Makes enough for two braids
3 Cups fresh Apricots
2 cups fresh Strawberries
1 cup sugar
Toss all ingredients in a large bowl. Put the fruit/sugar mixture in a large pan and cook over medium heat about 20 minutes . Pour the cooked fruit onto a baking sheet to cool completely before forming the braid. (If making ahead, cool to room temperature, seal, and refrigerate.)
PASTRY CREAM – French crème patissiere
1/3 c. sugar
2 c. milk
2 tbsp. butter
2 tsp. vanilla
2 tbsp. cornstarch
2 egg yolks, slightly beaten
Mix sugar, cornstarch and eggs in 2-quart saucepan. Stir in milk gradually. Cook over medium heat, stirring constantly until mixture thickens and boils. Remove from heat; stir in butter and vanilla.
DANISH BRAID Makes enough for 2 large braids
1 recipe Danish Dough (see below)
2 cups fruits mixture ( see above)
For the egg wash: 1 large egg, plus 1 large egg yolk
1. Line a baking sheet with a silicone mat or parchment paper. On a lightly floured surface, roll the Danish Dough into a 15 x 20-inch rectangle, ¼ inch thick. If the dough seems elastic and shrinks back when rolled, let it rest for a few minutes, then roll again. Place the dough on the baking sheet.
2. Along one long side of the pastry make parallel, 5-inch-long cuts with a knife or rolling pastry wheel, each about 1 inch apart. Repeat on the opposite side, making sure to line up the cuts with those you’ve already made.
3. Spoon the filling to fill your braid down the center of the rectangle. Starting with the top and bottom “flaps”, fold the top flap down over the filling to cover. Next, fold the bottom “flap” up to cover filling. This helps keep the braid neat and helps to hold in the filling. Add your Pastry cream and sprinkle on the top sliced almonds Now begin folding the cut side strips of dough over the filling, alternating first left, then right, left, right, until finished. Trim any excess dough and tuck in the ends.

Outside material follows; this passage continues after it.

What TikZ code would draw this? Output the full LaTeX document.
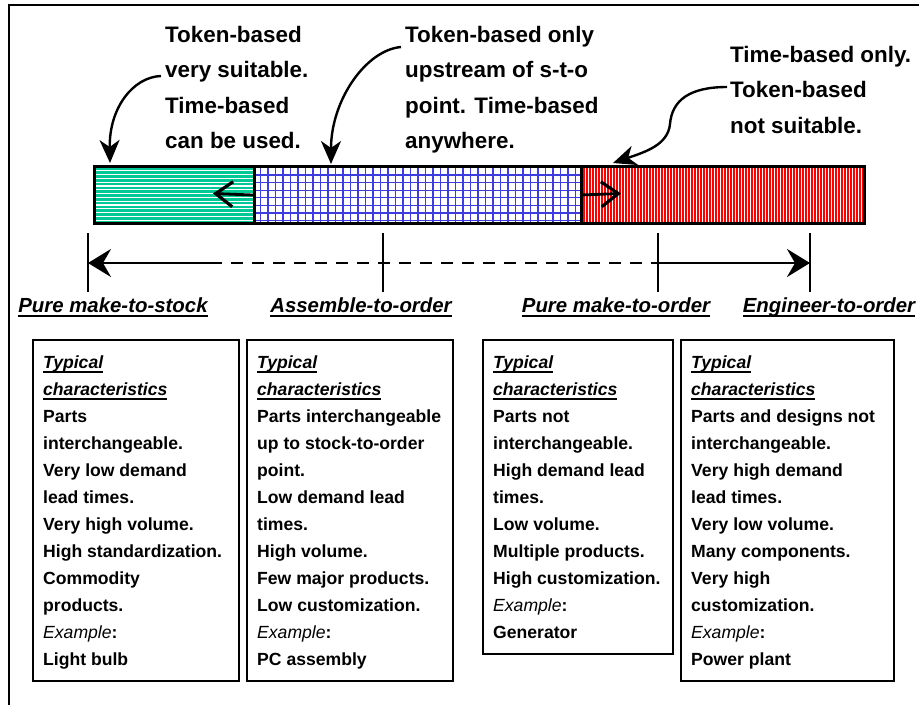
\documentclass[tikz,border=0pt]{standalone}
\usepackage{fontspec}
\setmainfont{Liberation Sans}
\usetikzlibrary{arrows.meta}

\definecolor{stgreen}{RGB}{0,200,150}
\definecolor{gridblue}{RGB}{60,60,225}
\definecolor{stred}{RGB}{255,0,0}

% left-aligned block of lines; the block's baseline is its first line
\newcommand{\stk}[2]{\vtop{\baselineskip=#1\relax\lineskiplimit=-50pt\lineskip=0pt
  \halign{##\hfil\cr#2\crcr}}}
% underline at a fixed depth below the baseline
\newcommand{\ulin}[1]{\setbox0\hbox{#1}\rlap{\rule[-4.8pt]{\wd0}{1.8pt}}\box0}

\tikzset{
  toptext/.style={anchor=base west, inner sep=0pt,
    font=\fontsize{22.4}{35.5}\selectfont\bfseries},
  boxtext/.style={anchor=base west, inner sep=0pt,
    font=\fontsize{17.6}{27}\selectfont\bfseries},
  scalelabel/.style={anchor=base, inner sep=0pt,
    font=\fontsize{20.4}{24}\selectfont\bfseries\itshape},
  charbox/.style={draw, line width=1.8pt, anchor=north west, inner sep=0pt},
  barseg/.style={draw, line width=3pt, anchor=north west, inner sep=0pt,
    minimum height=57pt},
  callout/.style={line width=2.4pt,
    -{Stealth[length=23pt,width=20pt,inset=7pt]}},
  barb/.style={line width=2.8pt,
    -{Straight Barb[length=17pt,width=25pt,line width=3.2pt]}},
  tlarrow/.style={line width=2.6pt,
    -{Stealth[length=23pt,width=28pt,inset=8pt]}},
  tldash/.style={line width=2.6pt, dash pattern=on 12pt off 9pt},
  tick/.style={line width=1.3pt},
}

\begin{document}
\begin{tikzpicture}[x=1pt,y=-1pt]
\useasboundingbox (0,0) rectangle (919,705);

% frame
\draw[line width=1.5pt] (9,705) -- (9,5) -- (919,5);

% --- bar fills ---
\begin{scope}
  \clip (93,165) rectangle (253,222);
  \fill[stgreen] (93,165) rectangle (253,222);
  \foreach \y in {167,170.8,...,222}
    \draw[white, line width=1.1pt] (93,\y) -- (253,\y);
\end{scope}
\begin{scope}
  \clip (253,165) rectangle (580,222);
  \fill[white] (253,165) rectangle (580,222);
  \foreach \x in {260.5,268,...,580}
    \draw[gridblue, line width=1.1pt] (\x,165) -- (\x,222);
  \foreach \y in {175,182.6,...,222}
    \draw[gridblue, line width=1.1pt] (253,\y) -- (580,\y);
\end{scope}
\begin{scope}
  \clip (580,165) rectangle (863,222);
  \fill[stred] (580,165) rectangle (863,222);
  \foreach \x in {582,585,...,863}
    \draw[white, line width=0.8pt] (\x,165) -- (\x,222);
\end{scope}

% bar segments
\node[barseg, minimum width=160pt] (mts) at (93,165) {};
\node[barseg, minimum width=327pt] (ato) at (253,165) {};
\node[barseg, minimum width=283pt] (mto) at (580,165) {};

% push arrows inside the bar
\coordinate (lefttip) at (213,193.5);
\coordinate (righttip) at (621,193.5);
\draw[barb] (ato.west) -- (lefttip);
\draw[barb] (mto.west) -- (righttip);

% --- callout texts ---
\node[toptext] (t1) at (165,42) {\stk{35.5pt}{Token-based\cr very suitable.\cr Time-based\cr can be used.}};
\node[toptext] (t2) at (405,42) {\stk{35.5pt}{Token-based only\cr upstream of s-t-o\cr point. Time-based\cr anywhere.}};
\node[toptext] (t3) at (730,62) {\stk{35.5pt}{Time-based only.\cr Token-based\cr not suitable.}};

\coordinate (s1) at (161,76);
\coordinate (s2) at (401,47);
\coordinate (s3) at (727,87);
\coordinate (e1) at (110,163);
\coordinate (e2) at (331,164);
\coordinate (e3) at (613,163);

\draw[callout] (s1) .. controls (133,77) and (109,108) .. (e1);
\draw[callout] (s2) .. controls (366,50) and (331,100) .. (e2);
\draw[callout] (s3) .. controls (690,87) and (672,100) .. (670,124)
               .. controls (668,145) and (645,152) .. (e3);

% --- timeline ---
\coordinate (p1) at (88,263);
\coordinate (p2) at (383,263);
\coordinate (p3) at (658,263);
\coordinate (p4) at (810,263);
\coordinate (ds) at (210,263);
\foreach \p in {p1,p2,p3,p4}
  \draw[tick] (\p) ++(0,-30) -- ++(0,59);
\draw[tldash] (ds) -- (p3);
\draw[tlarrow] (ds) -- (p1);
\draw[tlarrow] (p3) -- (p4);

\node[scalelabel] (l1) at (113,312) {\ulin{Pure make-to-stock}};
\node[scalelabel] (l2) at (361,312) {\ulin{Assemble-to-order}};
\node[scalelabel] (l3) at (616,312) {\ulin{Pure make-to-order}};
\node[scalelabel] (l4) at (829,312) {\ulin{Engineer-to-order}};

% --- characteristic boxes ---
\node[charbox, minimum width=206pt, minimum height=341pt] (b1) at (32,339) {};
\node[charbox, minimum width=206pt, minimum height=341pt] (b2) at (246,339) {};
\node[charbox, minimum width=190pt, minimum height=314pt] (b3) at (482,339) {};
\node[charbox, minimum width=213pt, minimum height=341pt] (b4) at (680,339) {};

\node[boxtext] (c1) at (43,368) {\stk{27pt}{%
  \itshape\ulin{Typical}\cr \itshape\ulin{characteristics}\cr
  Parts\cr interchangeable.\cr Very low demand\cr lead times.\cr
  Very high volume.\cr High standardization.\cr Commodity\cr products.\cr
  {\mdseries\itshape Example}:\cr Light bulb}};
\node[boxtext] (c2) at (257,368) {\stk{27pt}{%
  \itshape\ulin{Typical}\cr \itshape\ulin{characteristics}\cr
  Parts interchangeable\cr up to stock-to-order\cr point.\cr Low demand lead\cr
  times.\cr High volume.\cr Few major products.\cr Low customization.\cr
  {\mdseries\itshape Example}:\cr PC assembly}};
\node[boxtext] (c3) at (493,368) {\stk{27pt}{%
  \itshape\ulin{Typical}\cr \itshape\ulin{characteristics}\cr
  Parts not\cr interchangeable.\cr High demand lead\cr times.\cr
  Low volume.\cr Multiple products.\cr High customization.\cr
  {\mdseries\itshape Example}:\cr Generator}};
\node[boxtext] (c4) at (691,368) {\stk{27pt}{%
  \itshape\ulin{Typical}\cr \itshape\ulin{characteristics}\cr
  Parts and designs not\cr interchangeable.\cr Very high demand\cr lead times.\cr
  Very low volume.\cr Many components.\cr Very high\cr customization.\cr
  {\mdseries\itshape Example}:\cr Power plant}};
\end{tikzpicture}
\end{document}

Whisk together the whole egg and yolk in a bowl and with a pastry brush, lightly coat the braid. Add some coated Sugar and almonds.
Proofing and Baking
1. Spray cooking oil (Pam…) onto a piece of plastic wrap, and place over the braid. Proof at room temperature or, if possible, in a controlled 90 degree F environment for about 2 hours, or until doubled in volume and light to the touch.
2. Near the end of proofing, preheat oven to 400 degrees F. Position a rack in the center of the oven.
3. Bake for 10 minutes, then rotate the pan so that the side of the braid previously in the back of the oven is now in the front. Lower the oven temperature to 350 degrees F, and bake about 15-20 minutes more, or until golden brown. Cool and serve the braid either still warm from the oven or at room temperature. The cooled braid can be wrapped airtight and stored in the refrigerator for up to 2 days, or freeze for 1 month.